-- Start --

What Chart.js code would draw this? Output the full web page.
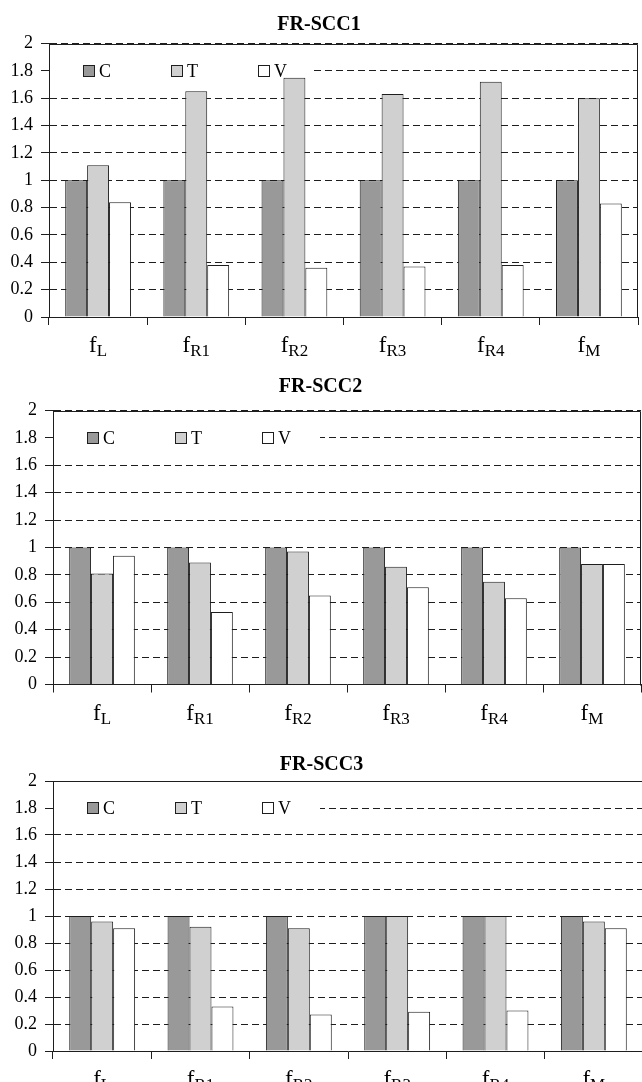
<!DOCTYPE html>
<html>
<head>
<meta charset="utf-8">
<script src="https://cdn.jsdelivr.net/npm/chart.js@4.4.1/dist/chart.umd.min.js"></script>
<style>
  html, body { margin: 0; padding: 0; background: #fff; overflow: hidden; width: 642px; height: 1082px; }
  .panel { position: absolute; left: 0; width: 650px; }
</style>
</head>
<body>
<div class="panel" style="top:0px;height:365px"><canvas id="scc1"></canvas></div>
<div class="panel" style="top:360px;height:370px"><canvas id="scc2"></canvas></div>
<div class="panel" style="top:730px;height:380px"><canvas id="scc3"></canvas></div>
<script>
// Categories: subscripts of the factor f (drawn as f with subscript)
const categories = ['L', 'R1', 'R2', 'R3', 'R4', 'M'];
const seriesNames = ['C', 'T', 'V'];
const seriesColors = ['#999999', '#d0d0d0', '#ffffff'];
const yTicks = [0, 0.2, 0.4, 0.6, 0.8, 1, 1.2, 1.4, 1.6, 1.8, 2];

// FR-SCC1
const scc1C = [1, 1, 1, 1, 1, 1];
const scc1T = [1.11, 1.65, 1.75, 1.63, 1.72, 1.60];
const scc1V = [0.84, 0.38, 0.36, 0.37, 0.38, 0.83];
// FR-SCC2
const scc2C = [1, 1, 1, 1, 1, 1];
const scc2T = [0.81, 0.89, 0.97, 0.86, 0.75, 0.88];
const scc2V = [0.94, 0.53, 0.65, 0.71, 0.63, 0.88];
// FR-SCC3
const scc3C = [1, 1, 1, 1, 1, 1];
const scc3T = [0.96, 0.92, 0.91, 1.00, 1.00, 0.96];
const scc3V = [0.91, 0.33, 0.27, 0.29, 0.30, 0.91];

const SERIF = '"Liberation Serif", "Times New Roman", serif';
const INK = '#1e1e1e';

// White legend strip at the 1.8 level inside the plot, hiding that grid line
const insideLegend = {
  id: 'insideLegend',
  beforeDatasetsDraw(chart, args, opts) {
    const { ctx, chartArea, scales: { y } } = chart;
    const yc = Math.round(y.getPixelForValue(opts.level));
    ctx.save();
    ctx.fillStyle = '#fff';
    ctx.fillRect(chartArea.left + 1, yc - 9, opts.boxWidth, 18);
    ctx.font = '18px ' + SERIF;
    ctx.textBaseline = 'middle';
    chart.data.datasets.forEach((ds, i) => {
      const x = Math.round(chartArea.left + opts.offset + i * opts.step);
      ctx.fillStyle = ds.backgroundColor;
      ctx.fillRect(x, yc - 6, 12, 11);
      ctx.strokeStyle = INK;
      ctx.lineWidth = 1;
      ctx.strokeRect(x + 0.5, yc - 6 + 0.5, 11, 11);
      ctx.fillStyle = '#000';
      ctx.fillText(ds.label, x + 16, yc + 1);
    });
    ctx.restore();
  }
};

// Solid frame on top and right of the plot area
const plotFrame = {
  id: 'plotFrame',
  afterDatasetsDraw(chart) {
    const { ctx, chartArea: a } = chart;
    ctx.save();
    ctx.strokeStyle = INK;
    ctx.lineWidth = 1;
    ctx.beginPath();
    ctx.moveTo(Math.round(a.left) + 0.5, Math.round(a.top) + 0.5);
    ctx.lineTo(Math.round(a.right) - 0.5, Math.round(a.top) + 0.5);
    ctx.lineTo(Math.round(a.right) - 0.5, Math.round(a.bottom) + 0.5);
    ctx.stroke();
    ctx.restore();
  }
};

// Category labels: "f" with subscript
const subLabels = {
  id: 'subLabels',
  afterDraw(chart, args, opts) {
    const { ctx, chartArea, scales: { x } } = chart;
    const base = chartArea.bottom + opts.offset;
    ctx.save();
    ctx.fillStyle = '#000';
    ctx.textBaseline = 'alphabetic';
    ctx.textAlign = 'left';
    chart.data.labels.forEach((sub, i) => {
      const cx = x.getPixelForValue(i);
      ctx.font = opts.mainSize + 'px ' + SERIF;
      const wMain = ctx.measureText('f').width;
      ctx.font = opts.subSize + 'px ' + SERIF;
      const wSub = ctx.measureText(sub).width;
      const start = cx - (wMain + wSub) / 2;
      ctx.font = opts.mainSize + 'px ' + SERIF;
      ctx.fillText('f', start, base);
      ctx.font = opts.subSize + 'px ' + SERIF;
      ctx.fillText(sub, start + wMain, base + opts.drop);
    });
    ctx.restore();
  }
};

function makeChart(id, title, c, t, v, g) {
  const values = [c, t, v];
  return new Chart(document.getElementById(id), {
    type: 'bar',
    data: {
      labels: categories,
      datasets: seriesNames.map((name, i) => ({
        label: name,
        data: values[i],
        backgroundColor: seriesColors[i],
        borderColor: INK,
        borderWidth: 1,
        borderSkipped: 'bottom',
        categoryPercentage: 0.67,
        barPercentage: 1.0
      }))
    },
    options: {
      responsive: true,
      maintainAspectRatio: false,
      animation: false,
      devicePixelRatio: 1,
      layout: { padding: { left: 0, right: g.padRight, top: 0, bottom: 0 } },
      plugins: {
        legend: { display: false },
        tooltip: { enabled: false },
        title: {
          display: true,
          text: title,
          color: '#000',
          font: { family: SERIF, size: 20, weight: 'bold', lineHeight: 1.2 },
          padding: { top: g.titleTop, bottom: g.titleBottom }
        },
        insideLegend: { level: 1.8, offset: 34, step: 87.5, boxWidth: g.legendWidth },
        subLabels: { offset: g.labelOffset, mainSize: 23, subSize: 17, drop: 4 }
      },
      scales: {
        x: {
          offset: true,
          grid: { display: true, drawOnChartArea: false, drawTicks: true, tickLength: 8, offset: true, color: INK, tickColor: INK, tickWidth: 1 },
          border: { display: true, color: INK, width: 1 },
          ticks: { display: false },
          afterFit(scale) { scale.height = g.xHeight; }
        },
        y: {
          min: 0,
          max: 2,
          afterBuildTicks(scale) { scale.ticks = yTicks.map(v => ({ value: v })); },
          grid: { color: INK, lineWidth: 1, drawTicks: true, tickLength: 8, tickColor: INK, tickBorderDash: [], tickWidth: 1 },
          border: { display: true, color: INK, width: 1, dash: [7, 4] },
          ticks: {
            color: '#000',
            padding: 8,
            font: { family: SERIF, size: 18 },
            callback: (v) => String(Math.round(v * 10) / 10)
          },
          afterFit(scale) { scale.width = g.yWidth; }
        }
      }
    },
    plugins: [insideLegend, plotFrame, subLabels]
  });
}

makeChart('scc1', 'FR-SCC1', scc1C, scc1T, scc1V,
  { padRight: 12, yWidth: 49, xHeight: 48, titleTop: 13, titleBottom: 6.5, labelOffset: 35, legendWidth: 262 });
makeChart('scc2', 'FR-SCC2', scc2C, scc2T, scc2V,
  { padRight: 9, yWidth: 53, xHeight: 45.5, titleTop: 15, titleBottom: 11.5, labelOffset: 35, legendWidth: 266 });
makeChart('scc3', 'FR-SCC3', scc3C, scc3T, scc3V,
  { padRight: 7, yWidth: 53, xHeight: 59, titleTop: 23, titleBottom: 4, labelOffset: 35, legendWidth: 266 });
</script>
</body>
</html>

-- End --

● **EXERCISE OBJECTIVE**
Write out exactly the opening lines of the data, stopping after the line that holds "1.6, 1.8, 2];". Exclude pictures.

● **ANSWER TO THIS EXERCISE**
What Chart.js code would draw this? Output the full web page.
<!DOCTYPE html>
<html>
<head>
<meta charset="utf-8">
<script src="https://cdn.jsdelivr.net/npm/chart.js@4.4.1/dist/chart.umd.min.js"></script>
<style>
  html, body { margin: 0; padding: 0; background: #fff; overflow: hidden; width: 642px; height: 1082px; }
  .panel { position: absolute; left: 0; width: 650px; }
</style>
</head>
<body>
<div class="panel" style="top:0px;height:365px"><canvas id="scc1"></canvas></div>
<div class="panel" style="top:360px;height:370px"><canvas id="scc2"></canvas></div>
<div class="panel" style="top:730px;height:380px"><canvas id="scc3"></canvas></div>
<script>
// Categories: subscripts of the factor f (drawn as f with subscript)
const categories = ['L', 'R1', 'R2', 'R3', 'R4', 'M'];
const seriesNames = ['C', 'T', 'V'];
const seriesColors = ['#999999', '#d0d0d0', '#ffffff'];
const yTicks = [0, 0.2, 0.4, 0.6, 0.8, 1, 1.2, 1.4, 1.6, 1.8, 2];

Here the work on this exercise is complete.